| Written request |
Exactly the lines from the one containing "Write the D3.js code for this chart." through the one containing "d3.scaleLinear().domain([0, 160]).range([366, 12.5]);" must be returned; include both ends and nothing else.

| Rows |
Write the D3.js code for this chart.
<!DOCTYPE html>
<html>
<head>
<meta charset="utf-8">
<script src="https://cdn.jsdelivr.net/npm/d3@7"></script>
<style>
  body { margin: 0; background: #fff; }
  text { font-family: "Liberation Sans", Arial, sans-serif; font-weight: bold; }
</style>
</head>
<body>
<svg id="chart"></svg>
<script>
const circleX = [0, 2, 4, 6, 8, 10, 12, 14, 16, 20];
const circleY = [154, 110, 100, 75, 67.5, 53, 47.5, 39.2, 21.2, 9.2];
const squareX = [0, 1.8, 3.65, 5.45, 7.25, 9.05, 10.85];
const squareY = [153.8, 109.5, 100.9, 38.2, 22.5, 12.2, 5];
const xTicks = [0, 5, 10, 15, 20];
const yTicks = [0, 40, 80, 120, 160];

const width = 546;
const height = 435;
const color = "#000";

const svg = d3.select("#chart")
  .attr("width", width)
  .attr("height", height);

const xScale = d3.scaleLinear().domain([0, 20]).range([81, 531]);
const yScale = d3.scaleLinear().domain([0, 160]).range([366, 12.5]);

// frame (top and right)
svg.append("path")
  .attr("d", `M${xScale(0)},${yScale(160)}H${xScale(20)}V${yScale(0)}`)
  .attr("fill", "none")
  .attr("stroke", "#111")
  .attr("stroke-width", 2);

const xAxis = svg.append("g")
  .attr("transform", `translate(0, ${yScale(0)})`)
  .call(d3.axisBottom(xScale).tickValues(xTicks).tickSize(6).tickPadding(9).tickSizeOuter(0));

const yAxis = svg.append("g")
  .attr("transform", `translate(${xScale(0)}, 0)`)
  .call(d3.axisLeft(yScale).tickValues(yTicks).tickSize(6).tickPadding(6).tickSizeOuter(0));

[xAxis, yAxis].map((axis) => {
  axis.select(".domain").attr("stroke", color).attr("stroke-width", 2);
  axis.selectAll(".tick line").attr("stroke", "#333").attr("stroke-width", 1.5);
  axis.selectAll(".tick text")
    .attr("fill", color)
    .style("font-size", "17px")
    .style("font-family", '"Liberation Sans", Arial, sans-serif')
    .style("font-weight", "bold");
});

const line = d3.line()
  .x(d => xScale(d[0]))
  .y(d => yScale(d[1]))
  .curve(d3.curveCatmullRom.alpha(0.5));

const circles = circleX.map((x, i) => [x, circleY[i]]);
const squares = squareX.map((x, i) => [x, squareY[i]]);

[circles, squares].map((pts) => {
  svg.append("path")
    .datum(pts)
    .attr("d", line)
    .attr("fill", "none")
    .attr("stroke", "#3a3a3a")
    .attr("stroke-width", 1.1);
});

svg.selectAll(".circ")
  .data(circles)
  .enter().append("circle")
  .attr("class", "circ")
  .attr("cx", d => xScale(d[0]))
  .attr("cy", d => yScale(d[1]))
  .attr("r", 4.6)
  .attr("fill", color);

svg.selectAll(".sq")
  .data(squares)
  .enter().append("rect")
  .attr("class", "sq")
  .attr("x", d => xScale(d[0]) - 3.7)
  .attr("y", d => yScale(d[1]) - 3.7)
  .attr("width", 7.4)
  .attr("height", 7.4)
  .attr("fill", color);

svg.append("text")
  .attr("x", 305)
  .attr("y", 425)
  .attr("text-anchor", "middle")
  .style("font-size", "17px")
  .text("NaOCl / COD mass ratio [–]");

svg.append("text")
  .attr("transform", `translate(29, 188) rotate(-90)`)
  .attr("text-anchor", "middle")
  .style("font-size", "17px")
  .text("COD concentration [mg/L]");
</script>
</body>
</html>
---
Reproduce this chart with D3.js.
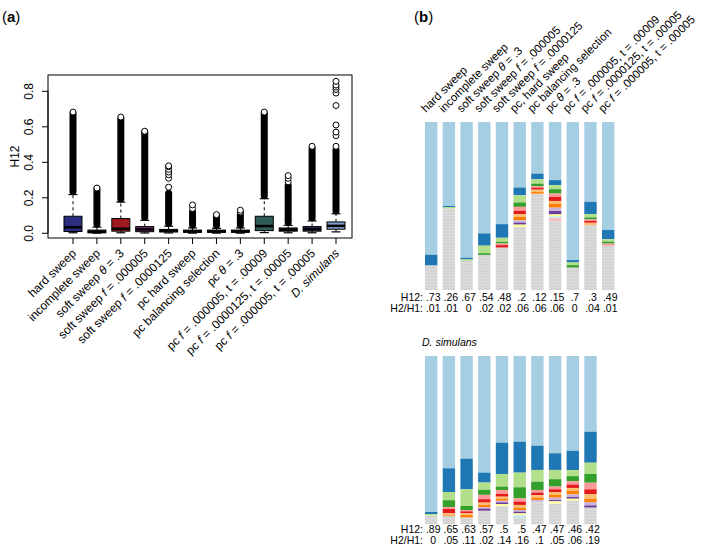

| Expected output |
Write the D3.js code for this chart.
<!DOCTYPE html>
<html>
<head>
<meta charset="utf-8">
<script src="https://cdn.jsdelivr.net/npm/d3@7"></script>
<style>
  body { margin: 0; background: #fff; }
  text { font-family: "Liberation Sans", Arial, sans-serif; font-weight: bold; }
</style>
</head>
<body>
<svg id="chart"></svg>
<script>
const circleX = [0, 2, 4, 6, 8, 10, 12, 14, 16, 20];
const circleY = [154, 110, 100, 75, 67.5, 53, 47.5, 39.2, 21.2, 9.2];
const squareX = [0, 1.8, 3.65, 5.45, 7.25, 9.05, 10.85];
const squareY = [153.8, 109.5, 100.9, 38.2, 22.5, 12.2, 5];
const xTicks = [0, 5, 10, 15, 20];
const yTicks = [0, 40, 80, 120, 160];

const width = 546;
const height = 435;
const color = "#000";

const svg = d3.select("#chart")
  .attr("width", width)
  .attr("height", height);

const xScale = d3.scaleLinear().domain([0, 20]).range([81, 531]);
const yScale = d3.scaleLinear().domain([0, 160]).range([366, 12.5]);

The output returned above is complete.